The Amazon also plays a major role in regulating global weather patterns and rain generated by the giant jungle waters fields from Argentina to the Midwest.
An uptick in the ravaging of the Brazilian Amazon would vindicate green groups that had vociferously warned that various moves by the administration of President Dilma Rousseff would reverse hard-won advances in saving the Amazon.
One key move is a controversial new Forest Code, passed last fall and heavily backed by agribusiness interests and large landowners.

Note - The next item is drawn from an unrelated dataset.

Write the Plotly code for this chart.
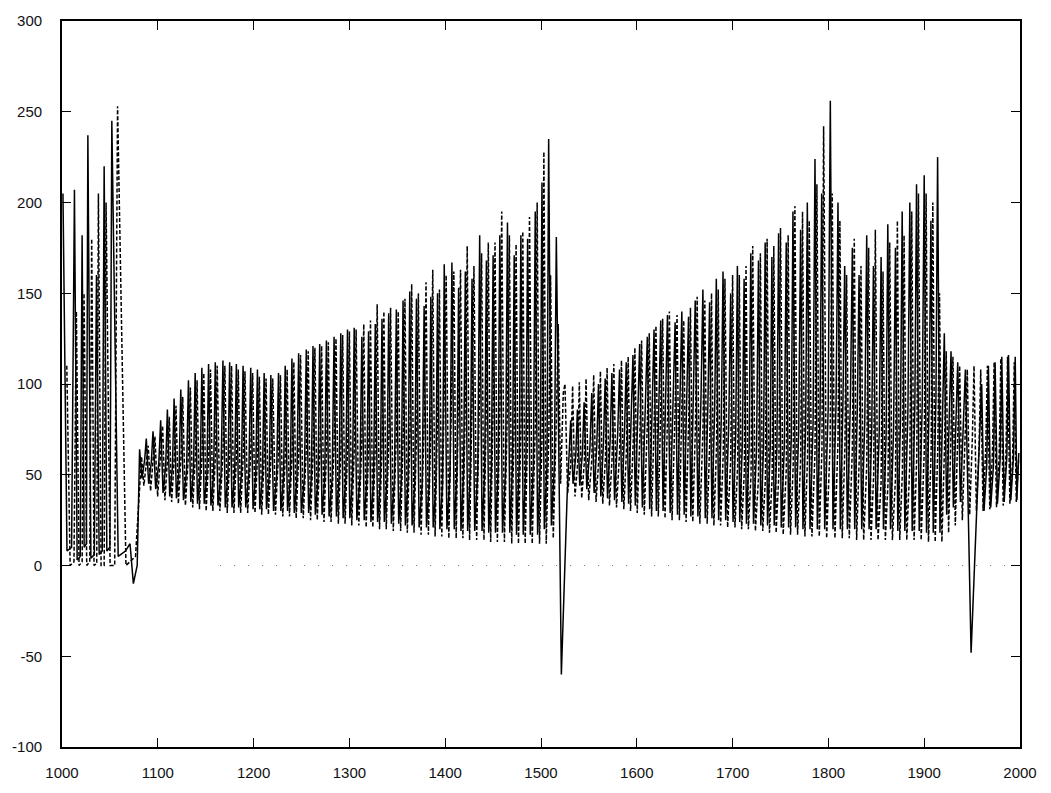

Intended to regulate the amount of rain forest that is both preserved and cleared, the code allows an amnesty for landowners if they commit to reforest illegally cleared jungle on their land.
The Rousseff government has claimed that could result in the reforestation of 74 million acres of rain forest.
But the code also reduces the proportion of land that a farmer must keep forested, while green groups doubt the government will effectively police rapacious landowners in remote corners of the Amazon.
When congress passed a draft of the law last year, Marcio Astrini, coordinator of Greenpeace Brazil’s Amazon campaign, accused the government of washing its hands of the responsibility to conserve the world’s greatest tropical rain forest.
“The result is a weak Forest Code, which does not protect our forests, and in the name of small farmers, benefits major deforesters,” he said in a statement. “Those who plunder our environmental heritage and destroy forests while betting on impunity are happy today.”
Environmentalists even warned that just the promise of the new Forest Code was likely to encourage landowners to jump the gun and begin clear-cutting previously protected forests to create more fields for soy farming and cattle-ranching.
And in 2011, the government handed more responsibility for enforcing forest protection to local authorities — who green groups claim are more prone to corruption and vulnerable to pressure from major landowners, often with small armies of heavily armed foremen, in remote parts of the vast jungle.
Meanwhile, the Brazilian government is pushing ahead with a series of new, vast hydroelectric dams in the Amazon, which critics claim will encourage more loggers, poachers, miners and farmers to move into the jungle. High global commodity prices are also thought to be spurring the trend.
The Imazon study also found that the amount of forest degraded — in other words, damaged by human impacts but not cleared entirely — in December was 100.8 square miles, a 178 percent jump on December 2011.
Nevertheless, the one piece of good news arising from the study was that overall degradation between August and December of last year appeared to have fallen significantly, by 71 percent to 375 square miles, compared with the tally of 1,284 square miles for the same period of 2011.
There also remained some doubt over the results given that the Imazon study was carried out when clouds cover much of the Amazon basin.
Imazon said 56 percent of the region was covered during its December 2012 data gathering while 76 percent had been obscured by clouds the previous December.
For that reason, the Brazilian government’s official annual satellite survey of the Amazon, carried out by Brazil’s National Institute for Space Research, or INPE, is conducted in July, when the region is at its driest.
The last INPE survey, released in November several months after the raw data had been gathered, revealed that deforestation in the Brazilian Amazon, some 60 percent of the entire Amazon rain forest, had fallen to a 24-year low.
It found that 1,776 square miles of jungle had been lost in the 12 months to July 2012, a 27 percent fall on the previous year.
Although it sounds like a huge amount, it is worth remembering that the entire Brazilian Amazon is roughly 1.5 million square miles.
The decrease came after years of the Brazilian government, under pressure from green groups, increasing the resources it dedicates to enforcing environmental laws in the Amazon.
But, if further study proves Imazon’s research right, that achievement will appear to have been short-lived.
GlobalPost sought comment from Brazil’s Environmental Ministry but spokeswoman Gerusa da Silva Barbosa said the only deforestation research it publicly responds to is the INPE study.